Sementara pada pasangan milenial (pasca tahun 2000), tren pembagian peran dalam keluarga merupakan hasil kompromi bersama antara suami istri. Hal itu dikarenakan struktur sosial antara laki-laki dan perempuan saat ini lebih setara dalam bidang karir dan pekerjaan, sehingga tidak sedikit keluarga yang pencari nafkah diperankan oleh istri sementara urusan rumah tangga diperankan oleh suami dirasa tidak mengakomodir dengan standarisasi keluarga sejahtera yang lahir pada dekade 2010.
Kementerian Agama telah menerjemahkan UU Perkawinan tidak sebatas pada pembentukan otoritas terkait perkawinan (penghulu, petugas pencatat, kartu nikah, dan sebagainya), namun juga membentuk Bimbingan Pra Pernikahan (Suscatin). Dengan demikian, menjadi sesuatu yang urgen untuk menambahkan standar kesejahteraan keluarga ke dalam UU Perkawinan agar menjadi dasar sosialisasi yang kuat terhadap masyarakat.

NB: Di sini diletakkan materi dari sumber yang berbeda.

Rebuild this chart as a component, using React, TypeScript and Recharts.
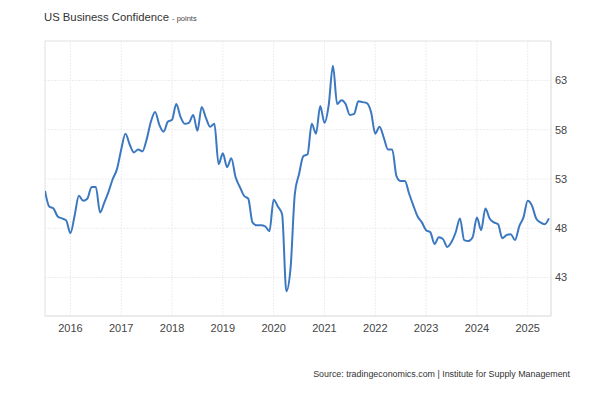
import { LineChart, Line, XAxis, YAxis, CartesianGrid, ReferenceArea } from 'recharts';

// monthly readings, Jul 2015 .. Jun 2025
const values2015 = [51.8, 50.2, 50.0, 49.2, 49.0, 48.8];
const values2016 = [47.5, 49.3, 51.3, 50.8, 51.0, 52.2, 52.2, 49.6, 50.6, 51.7, 53.0, 54.0];
const values2017 = [56.0, 57.6, 56.5, 55.7, 56.0, 55.8, 57.0, 58.8, 59.8, 58.5, 57.8, 58.8];
const values2018 = [59.0, 60.6, 59.3, 58.6, 58.7, 59.5, 57.9, 60.3, 59.2, 58.3, 58.6, 54.5];
const values2019 = [55.6, 54.2, 55.1, 53.2, 52.2, 51.3, 51.0, 48.6, 48.3, 48.3, 48.2, 47.7];
const values2020 = [50.9, 50.2, 49.4, 41.6, 44.0, 51.5, 53.5, 55.3, 55.5, 58.6, 57.6, 60.4];
const values2021 = [58.7, 60.5, 64.5, 60.6, 61.0, 60.6, 59.5, 59.6, 60.9, 60.8, 60.7, 59.8];
const values2022 = [57.6, 58.3, 57.2, 56.0, 56.0, 53.3, 52.8, 52.8, 51.5, 50.3, 49.2, 48.6];
const values2023 = [47.8, 47.6, 46.4, 47.1, 46.9, 46.1, 46.6, 47.6, 49.0, 46.8, 46.7, 47.1];
const values2024 = [49.1, 47.8, 50.0, 49.0, 48.6, 48.4, 47.0, 47.3, 47.4, 46.8, 48.2, 49.1];
const values2025 = [50.8, 50.3, 49.0, 48.6, 48.4, 49.0];

const yearLabels = ['2016', '2017', '2018', '2019', '2020', '2021', '2022', '2023', '2024', '2025'];
const yTicks = [43, 48, 53, 58, 63];

const allValues = [
  ...values2015, ...values2016, ...values2017, ...values2018, ...values2019, ...values2020,
  ...values2021, ...values2022, ...values2023, ...values2024, ...values2025,
];
const data = allValues.map((v, i) => ({ idx: i, value: v }));
// index 6 is Jan 2016
const yearTicks = yearLabels.map((_, i) => 6 + i * 12);

const X_MAX = 119.5;
const Y_MIN = 39.1;
const Y_MAX = 67;
const font = 'Liberation Sans, Arial, sans-serif';

export default function App() {
  return (
    <div style={{ position: 'absolute', left: 0, top: 0, width: 597, height: 396, background: '#fff', fontFamily: font }}>
      <div style={{ position: 'absolute', left: 44, top: 11, fontSize: 11.3, color: '#333', whiteSpace: 'nowrap' }}>
        US Business Confidence <span style={{ fontSize: 7.5, color: '#444' }}>- points</span>
      </div>
      <LineChart width={597} height={396} data={data} margin={{ top: 41, right: 6, bottom: 50, left: 45 }}>
        <CartesianGrid stroke="#ededed" strokeDasharray="2 1" />
        <ReferenceArea x1={0} x2={X_MAX} y1={Y_MIN} y2={Y_MAX} fill="none" stroke="#e6e6e6" strokeWidth={1} />
        <XAxis
          dataKey="idx"
          type="number"
          domain={[0, X_MAX]}
          ticks={yearTicks}
          tickFormatter={(v: number) => yearLabels[(v - 6) / 12]}
          height={30}
          axisLine={{ stroke: '#e6e6e6' }}
          tickLine={false}
          tickSize={4}
          tickMargin={4}
          tick={{ fill: '#444', fontSize: 11, fontFamily: font }}
          allowDataOverflow
        />
        <YAxis
          orientation="right"
          type="number"
          domain={[Y_MIN, Y_MAX]}
          ticks={yTicks}
          width={40}
          axisLine={{ stroke: '#e6e6e6' }}
          tickLine={false}
          tickSize={2}
          tickMargin={2}
          tick={{ fill: '#444', fontSize: 11, fontFamily: font }}
          allowDataOverflow
        />
        <Line
          type="monotone"
          dataKey="value"
          stroke="#3c78c0"
          strokeWidth={2}
          dot={false}
          isAnimationActive={false}
        />
      </LineChart>
      <div style={{ position: 'absolute', right: 27, top: 369, fontSize: 8.9, color: '#333', whiteSpace: 'nowrap' }}>
        Source: tradingeconomics.com | Institute for Supply Management
      </div>
    </div>
  );
}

UU Perkawinan telah direvisi pada tahun 2019 pada pasal batas usia minimal bagi perempuan, dengan mengacu pada UU Perlindungan Anak. Maka, UU Perkawinan seharusnya juga dapat direvisi pada aspek kesejahteraan keluarga dengan mengacu pada UU tahun 2009. Revisi tersebut menjadi sesuatu yang urgen dan dapat menjadi pondasi yang lebih kuat dalam pelaksanaan perkawinan di masyarakat.